Monday, May 09, 2005


Sorry to miss a couple days here--the staff took an unexpected weekend vacation, hoping to bag a couple of new stories from different readers on the way but coming back empty-handed. Nevertheless, we have plenty of stories "in the can" and others in the works...

A few reminders about this site, in case anyone ever reads these little announcements:

"Stories to Go" is totally free, free of ads and free of inducements to do anything but go to your local (not chain and not online, if you can avoid it) bookstore or library to obtain the books whence these stories come.

Therefore, although we are very happy with the work of our friends who read for us, none of us is a professional reader and we make plenty of mistakes and never edit and our studio is low-budget, if nonexistent.

All of these stories are read "cold," that is, with no rehearsals, no preparation other than clearing our throats, and quite often without ever having read the story before (or having read it so long ago, we've forgotten it). Most of the stories are chosen pretty much at random, going for the shortest ones in the books, often surprising ourselves by how good (or mediocre) what we've just read is. So these stories aren't necessarily the best, or the ones we'd choose for an anthology, or even the most representative selections from our chosen authors.

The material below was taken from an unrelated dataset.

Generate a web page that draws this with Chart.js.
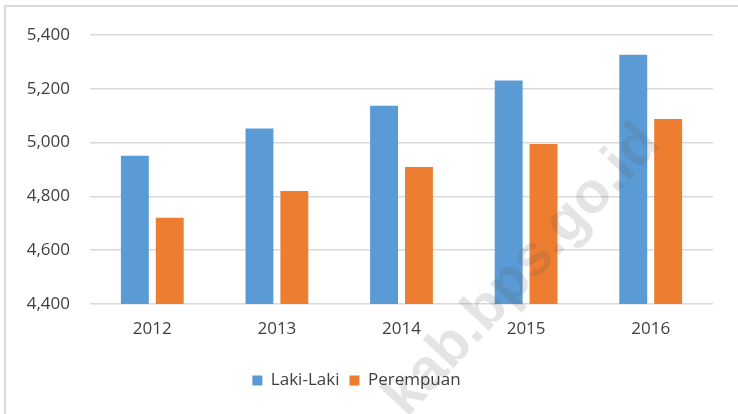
<!DOCTYPE html>
<html>
<head>
<meta charset="utf-8">
<script src="https://cdn.jsdelivr.net/npm/chart.js@4"></script>
<style>
    html, body { margin: 0; padding: 0; background: #fff; }
    #wrap { position: relative; width: 738px; height: 414px; }
    #frame {
        position: absolute; left: 4px; top: 5px; right: 0; bottom: 0;
        border-left: 2px solid #d9d9d9; border-top: 2px solid #d9d9d9;
    }
    canvas { position: absolute; left: 0; top: 0; }
</style>
</head>
<body>
<div id="wrap">
    <div id="frame"></div>
    <canvas id="chart" width="738" height="414"></canvas>
</div>
<script>
const years = ['2012', '2013', '2014', '2015', '2016'];
const lakiLaki = [4951, 5052, 5137, 5231, 5327];
const perempuan = [4721, 4820, 4909, 4995, 5088];
const yMin = 4400;
const yMax = 5400;
const yStep = 200;

const fontFamily = "'Open Sans', 'Liberation Sans', sans-serif";
const textColor = '#404040';

// faint site watermark drawn over the bars
const watermark = {
    id: 'watermark',
    afterDraw(chart) {
        const ctx = chart.ctx;
        ctx.save();
        ctx.translate(650, 134);
        ctx.rotate(-47 * Math.PI / 180);
        ctx.font = "bold 58px 'Liberation Sans', Arial, sans-serif";
        ctx.fillStyle = 'rgba(90, 90, 90, 0.16)';
        ctx.textAlign = 'right';
        ctx.textBaseline = 'middle';
        ctx.fillText('kab.bps.go.id', 0, 0);
        ctx.restore();
    }
};

const ctx = document.getElementById('chart').getContext('2d');
const chart = new Chart(ctx, {
    type: 'bar',
    data: {
        labels: years,
        datasets: [{
            label: 'Laki-Laki',
            data: lakiLaki,
            backgroundColor: '#5B9BD5',
        }, {
            label: 'Perempuan',
            data: perempuan,
            backgroundColor: '#ED7D31',
        }]
    },
    options: {
        responsive: false,
        animation: false,
        categoryPercentage: 0.56,
        barPercentage: 0.8,
        layout: {
            padding: { top: 35, right: 25, bottom: 15, left: 0 }
        },
        plugins: {
            tooltip: { enabled: false },
            legend: {
                position: 'bottom',
                labels: {
                    boxWidth: 10,
                    boxHeight: 10,
                    color: textColor,
                    font: { family: fontFamily, size: 17 },
                    padding: 10,
                }
            }
        },
        scales: {
            x: {
                border: { display: false },
                grid: { display: false, drawTicks: false },
                ticks: {
                    color: textColor,
                    font: { family: fontFamily, size: 17 },
                    padding: 15,
                },
                afterFit: (scale) => { scale.height = 58; }
            },
            y: {
                min: yMin,
                max: yMax,
                border: { display: false },
                grid: { color: '#d9d9d9', lineWidth: 1.5, drawTicks: false },
                ticks: {
                    stepSize: yStep,
                    color: textColor,
                    font: { family: fontFamily, size: 17 },
                    padding: 20,
                    callback: (value) => value.toLocaleString('en-US')
                },
                afterFit: (scale) => { scale.width = 90; }
            }
        }
    },
    plugins: [watermark]
});
</script>
</body>
</html>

The authors we read depend a lot on what we have at hand and are not meant to be a democratic sampling of the world's innumerable authors, ancient or modern. Since we are sadly monolingual and limited to English, we rely on authors writing in English or authors available in translation. We realize we are not the multiracial multilingual multicultural melting pot literature really is, but we do the best we can with our small library (yes, we own all these books).

Don't be surprised if the miniature story descriptions we provide sometimes "give away" more of a story's plot than you might ordinarily want or need. Nevertheless, hearing a story is different from reading a story, and when hearing a story without having read it before, it often helps to have some general idea of what the story and its plot are about and what they entail, since it's easy to get lost in the sentences when you can't flip back a page or two just to check something. If you really want to be completely surprised, don't read the summaries! (They are not provided by our guest readers, by the way, but by our understaffed staff.)

In general, it takes us about twenty minutes every other day to maintain this site, so the content here is no more than that which twenty minutes can allow. Although our "readership" doesn't even approach that of truly popular podcasts, we are incredibly pleased to find people from all over the earth coming to this site. We are totally surprised to find ourselves sometimes being talked about out there (or in there) in cyberspace, and we are enormously grateful for the kind words and "return customers." This was a site that happened with absolutely no forethought, just a whim to experiment one chilly day last March, and we don't know how much longer we'll last, but in the meantime, we very much enjoy this opportunity to (re)introduce the post-literary world to some wonderful literature. Thanks again!


Satsuma said...

I believe I speak for many current and future visitors -- my thanks for the gift of this site. As someone with both a long train commute and persistent insomnia, I am now traveling and resting more easily because of Stories To Go. Please keep on.

Scoot said...

How incredibly kind of you to say that. Having heard so few comments, even from friends, it's very nice to know someone out there likes us! We hope your commutes continue to be more enjoyable...

Anonymous said...

I also would like to thank you for the site. It's lovely to be read to; it puts you back in the pleasant mind-set of your childhood, in a way. The cold reading just enhances this aspect & it's a warm human touch, i think.

That said, I do have a few criticisms, however, & i hope you take these in the best possible way.

First, i'm listening on Windows media, & not all the stories show up with a time. It would be nice to know how long each story is.

Second, some of the stories seem to end abruptly, or are cut-off. You can't tell from the reader that they are reading the last sentence of a piece, & there is no dead air at the end to signify it, either. This is very frustrating to the listener.

Third, not all voices or reading styles are made for listening to, & this is the toughest thing to relay but, the reader Scoot, although he is cute as hell, is not an ideal reader.

Part of it has to do with the reading style -it makes the voice the focal point instead of the story & it's hard to concentrate on the work. It also makes every story sound the same because it is so distinct.

The other part has to do with the fact that a flatter voice in lower tones, & read in a neutral way, is easier on the ears of the listener.

Finally, it would be great if there was a master index or listing of the works.

Again, thanks for the site & thank you for introducing me to many new works!